PORTLAND, Ore. – The volume of STMicroelectronics’ latest 6-axis MEMS chip has been halved and the device adds programmable motion sensing engines. ST’s iNEMO inertial module, the LSM330, combines a 3-axis accelerometer, 3-axis gyroscope and two programmable state machines for gesture recognition.
ST supplies the inertial sensor for Apple's iPhone and iPad, both of which use separate accelerometer and gyroscope chips. Samsung was recently found to have switched to ST's LSM330DLC 6-axis combo chip for its Galaxy S III GT smartphone. The LSM330, successor to the LSM330DLC, measures just 3 x 3.5 mm.
The combo chip also includes two new state machines that execute motion processing algorithms. Previously, motion detection and gesture recognition were handled off-chip by a separate microcontroller, or by the application processor itself. ST said its new chip can perform many of those functions, thus cutting overall system power usage as well as saving board space while lowering a device's bill of materials.
The state machines can be programmed by OEMs to detect free fall, to wake up devices when motion is detected, for orientation detection, pulse counting, step recognition and other motions. The device includes a first-in, first-out memory block to reduce power consumption by storing readings between polling sessions and operate with supply voltages between 2.4 and 3.6 volts. It can handle acceleration detection up to 16 Gs as well as pitch, roll and yaw rotations at up to 2,000 degrees per second.

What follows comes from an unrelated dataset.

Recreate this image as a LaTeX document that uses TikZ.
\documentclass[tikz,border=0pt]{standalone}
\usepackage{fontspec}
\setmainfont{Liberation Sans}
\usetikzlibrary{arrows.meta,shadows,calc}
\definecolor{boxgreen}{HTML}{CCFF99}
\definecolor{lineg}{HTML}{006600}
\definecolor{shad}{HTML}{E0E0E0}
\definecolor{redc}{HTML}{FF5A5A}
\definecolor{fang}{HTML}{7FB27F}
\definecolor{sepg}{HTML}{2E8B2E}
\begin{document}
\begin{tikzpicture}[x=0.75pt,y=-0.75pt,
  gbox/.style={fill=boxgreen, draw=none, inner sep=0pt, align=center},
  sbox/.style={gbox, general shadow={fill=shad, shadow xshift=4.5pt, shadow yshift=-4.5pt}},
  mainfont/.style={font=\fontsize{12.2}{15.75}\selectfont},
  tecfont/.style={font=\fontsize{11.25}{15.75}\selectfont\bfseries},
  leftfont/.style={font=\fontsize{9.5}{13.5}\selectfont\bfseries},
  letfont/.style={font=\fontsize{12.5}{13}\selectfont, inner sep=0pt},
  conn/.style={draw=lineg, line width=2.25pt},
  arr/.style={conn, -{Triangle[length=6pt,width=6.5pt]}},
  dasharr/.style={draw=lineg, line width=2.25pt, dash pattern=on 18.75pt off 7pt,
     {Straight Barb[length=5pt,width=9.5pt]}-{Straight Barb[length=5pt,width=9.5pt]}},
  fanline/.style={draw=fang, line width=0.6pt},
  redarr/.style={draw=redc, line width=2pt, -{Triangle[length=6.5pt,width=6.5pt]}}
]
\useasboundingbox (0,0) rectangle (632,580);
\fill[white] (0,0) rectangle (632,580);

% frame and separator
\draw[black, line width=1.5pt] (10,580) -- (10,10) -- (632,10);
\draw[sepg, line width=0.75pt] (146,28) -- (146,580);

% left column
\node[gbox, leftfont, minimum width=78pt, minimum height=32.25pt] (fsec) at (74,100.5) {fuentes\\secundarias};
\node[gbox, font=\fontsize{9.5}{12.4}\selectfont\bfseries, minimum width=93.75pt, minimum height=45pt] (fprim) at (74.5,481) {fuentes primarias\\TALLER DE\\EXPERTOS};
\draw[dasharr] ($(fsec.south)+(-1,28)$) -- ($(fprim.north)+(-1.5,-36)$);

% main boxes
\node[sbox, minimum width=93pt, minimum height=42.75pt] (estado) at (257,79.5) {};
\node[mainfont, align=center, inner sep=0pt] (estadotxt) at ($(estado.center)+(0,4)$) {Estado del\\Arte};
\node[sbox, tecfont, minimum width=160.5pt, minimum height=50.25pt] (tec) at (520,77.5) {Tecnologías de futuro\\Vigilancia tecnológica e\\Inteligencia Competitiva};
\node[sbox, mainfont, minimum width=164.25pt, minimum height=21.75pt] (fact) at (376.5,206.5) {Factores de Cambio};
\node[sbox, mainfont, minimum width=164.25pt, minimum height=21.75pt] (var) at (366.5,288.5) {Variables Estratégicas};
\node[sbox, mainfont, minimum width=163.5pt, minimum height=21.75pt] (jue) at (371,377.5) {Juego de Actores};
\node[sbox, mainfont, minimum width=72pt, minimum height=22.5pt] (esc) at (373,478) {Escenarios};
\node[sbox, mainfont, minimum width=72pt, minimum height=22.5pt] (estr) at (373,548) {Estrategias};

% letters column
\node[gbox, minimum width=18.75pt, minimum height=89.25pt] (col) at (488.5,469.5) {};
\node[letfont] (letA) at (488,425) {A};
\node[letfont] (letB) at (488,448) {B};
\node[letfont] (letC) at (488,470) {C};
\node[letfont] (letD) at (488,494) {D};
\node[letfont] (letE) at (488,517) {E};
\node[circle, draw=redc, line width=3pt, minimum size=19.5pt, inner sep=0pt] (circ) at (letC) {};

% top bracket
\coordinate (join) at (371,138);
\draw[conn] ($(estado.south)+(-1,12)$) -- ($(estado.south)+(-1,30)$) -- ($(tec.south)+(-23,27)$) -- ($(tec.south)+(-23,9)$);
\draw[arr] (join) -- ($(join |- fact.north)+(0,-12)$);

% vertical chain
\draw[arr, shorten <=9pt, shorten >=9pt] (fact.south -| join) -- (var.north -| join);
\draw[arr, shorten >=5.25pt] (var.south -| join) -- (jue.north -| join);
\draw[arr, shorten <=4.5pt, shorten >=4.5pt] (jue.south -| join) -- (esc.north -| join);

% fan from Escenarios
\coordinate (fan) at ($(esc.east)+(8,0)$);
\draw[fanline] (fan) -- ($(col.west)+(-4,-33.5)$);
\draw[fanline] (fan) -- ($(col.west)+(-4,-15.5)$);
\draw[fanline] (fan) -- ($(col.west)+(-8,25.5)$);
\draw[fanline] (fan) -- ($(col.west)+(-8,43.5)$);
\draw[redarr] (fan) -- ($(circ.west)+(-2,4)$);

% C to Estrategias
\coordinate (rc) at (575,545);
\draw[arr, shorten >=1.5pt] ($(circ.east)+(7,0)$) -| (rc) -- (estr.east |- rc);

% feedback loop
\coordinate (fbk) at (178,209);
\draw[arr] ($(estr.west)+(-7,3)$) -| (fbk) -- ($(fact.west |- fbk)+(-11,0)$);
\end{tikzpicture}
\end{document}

The MEMS chip also supports location-based services on smartphones and tablets, such as matching indoor/outdoor locations to maps for navigation and augmented reality. ST is also targeting the LSM330 at sports, fitness and health care applications.
Invensense and Bosch have both recently announced 6-axis combo accelerometer/gyroscope chips with their own advantages, but ST still has the lion's share of the market by virtue of there track record and ability to deliver mass production quantities. By halving the size and adding two state-machines for gesture recognition, ST should be able to continue landing the big accounts like Apple.

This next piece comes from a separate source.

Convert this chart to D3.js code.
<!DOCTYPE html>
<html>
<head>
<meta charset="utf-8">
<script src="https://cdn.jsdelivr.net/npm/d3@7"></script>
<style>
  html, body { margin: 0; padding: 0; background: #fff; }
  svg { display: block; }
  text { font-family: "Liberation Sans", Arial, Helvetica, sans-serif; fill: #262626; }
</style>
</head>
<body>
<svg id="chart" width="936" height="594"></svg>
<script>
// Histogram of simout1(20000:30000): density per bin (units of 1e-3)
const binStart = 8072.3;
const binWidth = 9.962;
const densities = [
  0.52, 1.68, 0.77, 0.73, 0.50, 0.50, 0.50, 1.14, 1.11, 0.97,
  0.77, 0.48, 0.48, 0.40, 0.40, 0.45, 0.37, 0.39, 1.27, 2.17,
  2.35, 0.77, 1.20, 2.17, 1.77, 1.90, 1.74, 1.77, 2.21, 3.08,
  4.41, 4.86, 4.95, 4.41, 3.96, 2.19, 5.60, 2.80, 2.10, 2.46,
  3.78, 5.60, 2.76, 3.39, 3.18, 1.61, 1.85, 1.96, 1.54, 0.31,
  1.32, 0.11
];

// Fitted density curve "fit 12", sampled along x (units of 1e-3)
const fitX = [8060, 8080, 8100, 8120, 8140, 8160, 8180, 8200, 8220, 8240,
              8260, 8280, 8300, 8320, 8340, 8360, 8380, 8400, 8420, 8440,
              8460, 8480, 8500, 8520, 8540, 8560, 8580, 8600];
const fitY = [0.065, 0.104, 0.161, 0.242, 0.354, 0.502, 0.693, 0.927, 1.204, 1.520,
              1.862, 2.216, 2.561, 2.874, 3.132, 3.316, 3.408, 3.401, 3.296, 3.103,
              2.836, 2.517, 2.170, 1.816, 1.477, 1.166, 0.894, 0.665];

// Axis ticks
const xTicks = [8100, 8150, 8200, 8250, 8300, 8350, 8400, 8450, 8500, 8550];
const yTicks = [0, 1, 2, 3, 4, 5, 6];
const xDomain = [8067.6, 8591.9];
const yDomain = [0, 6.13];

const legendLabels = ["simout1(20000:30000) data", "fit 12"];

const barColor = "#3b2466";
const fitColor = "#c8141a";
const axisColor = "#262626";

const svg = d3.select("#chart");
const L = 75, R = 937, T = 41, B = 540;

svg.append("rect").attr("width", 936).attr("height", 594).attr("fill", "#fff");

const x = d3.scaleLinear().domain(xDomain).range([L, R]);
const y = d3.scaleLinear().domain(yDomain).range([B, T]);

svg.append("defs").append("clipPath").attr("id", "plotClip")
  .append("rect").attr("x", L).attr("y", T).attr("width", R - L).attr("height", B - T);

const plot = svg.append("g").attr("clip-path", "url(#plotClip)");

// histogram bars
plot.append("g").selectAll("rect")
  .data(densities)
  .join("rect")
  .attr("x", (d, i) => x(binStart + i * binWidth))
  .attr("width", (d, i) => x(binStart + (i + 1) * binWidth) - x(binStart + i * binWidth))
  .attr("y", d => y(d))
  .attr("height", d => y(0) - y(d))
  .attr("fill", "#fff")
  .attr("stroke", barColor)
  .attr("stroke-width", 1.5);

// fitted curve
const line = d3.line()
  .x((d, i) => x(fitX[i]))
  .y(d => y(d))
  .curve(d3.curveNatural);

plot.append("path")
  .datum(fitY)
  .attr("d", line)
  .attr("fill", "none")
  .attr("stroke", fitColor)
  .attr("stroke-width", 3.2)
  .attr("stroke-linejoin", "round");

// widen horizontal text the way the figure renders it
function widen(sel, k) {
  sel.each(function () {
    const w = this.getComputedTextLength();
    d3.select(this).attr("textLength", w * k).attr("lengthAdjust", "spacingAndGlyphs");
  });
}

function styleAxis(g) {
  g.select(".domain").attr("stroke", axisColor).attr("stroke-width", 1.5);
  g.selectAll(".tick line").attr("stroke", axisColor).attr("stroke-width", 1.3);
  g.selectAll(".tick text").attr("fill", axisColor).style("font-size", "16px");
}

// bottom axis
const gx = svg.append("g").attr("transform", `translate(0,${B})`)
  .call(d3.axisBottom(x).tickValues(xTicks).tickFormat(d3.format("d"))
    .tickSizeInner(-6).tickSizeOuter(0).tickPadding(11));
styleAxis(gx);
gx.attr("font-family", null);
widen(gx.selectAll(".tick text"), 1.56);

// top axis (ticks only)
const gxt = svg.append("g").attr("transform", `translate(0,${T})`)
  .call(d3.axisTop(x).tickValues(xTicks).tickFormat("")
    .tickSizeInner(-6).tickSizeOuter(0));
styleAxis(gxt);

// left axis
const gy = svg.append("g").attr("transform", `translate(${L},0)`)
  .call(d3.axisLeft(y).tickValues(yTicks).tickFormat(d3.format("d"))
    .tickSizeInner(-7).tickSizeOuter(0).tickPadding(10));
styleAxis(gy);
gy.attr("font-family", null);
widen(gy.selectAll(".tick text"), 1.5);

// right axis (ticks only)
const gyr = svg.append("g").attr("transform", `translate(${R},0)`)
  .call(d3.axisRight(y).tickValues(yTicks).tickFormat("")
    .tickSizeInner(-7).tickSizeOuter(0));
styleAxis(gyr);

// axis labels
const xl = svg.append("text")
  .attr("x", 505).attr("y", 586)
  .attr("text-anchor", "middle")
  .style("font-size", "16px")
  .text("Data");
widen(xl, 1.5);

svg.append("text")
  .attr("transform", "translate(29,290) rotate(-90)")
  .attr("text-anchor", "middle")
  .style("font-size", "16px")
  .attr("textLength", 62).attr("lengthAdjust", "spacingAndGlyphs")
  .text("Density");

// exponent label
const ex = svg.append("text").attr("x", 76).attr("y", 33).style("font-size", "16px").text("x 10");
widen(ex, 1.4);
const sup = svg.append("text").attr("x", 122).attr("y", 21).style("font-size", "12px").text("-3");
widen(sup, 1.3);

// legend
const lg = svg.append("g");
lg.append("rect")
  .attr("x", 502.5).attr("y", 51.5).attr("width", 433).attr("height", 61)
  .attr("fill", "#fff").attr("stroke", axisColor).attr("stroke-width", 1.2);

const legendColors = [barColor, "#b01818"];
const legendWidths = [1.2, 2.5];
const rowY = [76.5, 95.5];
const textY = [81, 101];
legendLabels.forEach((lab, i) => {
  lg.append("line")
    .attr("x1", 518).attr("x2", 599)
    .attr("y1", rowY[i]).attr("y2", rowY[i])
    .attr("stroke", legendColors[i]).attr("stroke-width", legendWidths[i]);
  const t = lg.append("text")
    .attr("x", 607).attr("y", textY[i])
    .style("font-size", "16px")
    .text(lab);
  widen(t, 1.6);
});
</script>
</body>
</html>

@R_Colin_Johnson: This product certainly helps ST keep its lead over others like Bosch and InvenSense. They seem to have made progress in the packaging technology as well, as evidenced by the package size.
I would like to see some common high-level 'commands' that can be standardized in multi-axis devices. The control software can then quickly easily identify the event (flip, drop, etc) without using processing power.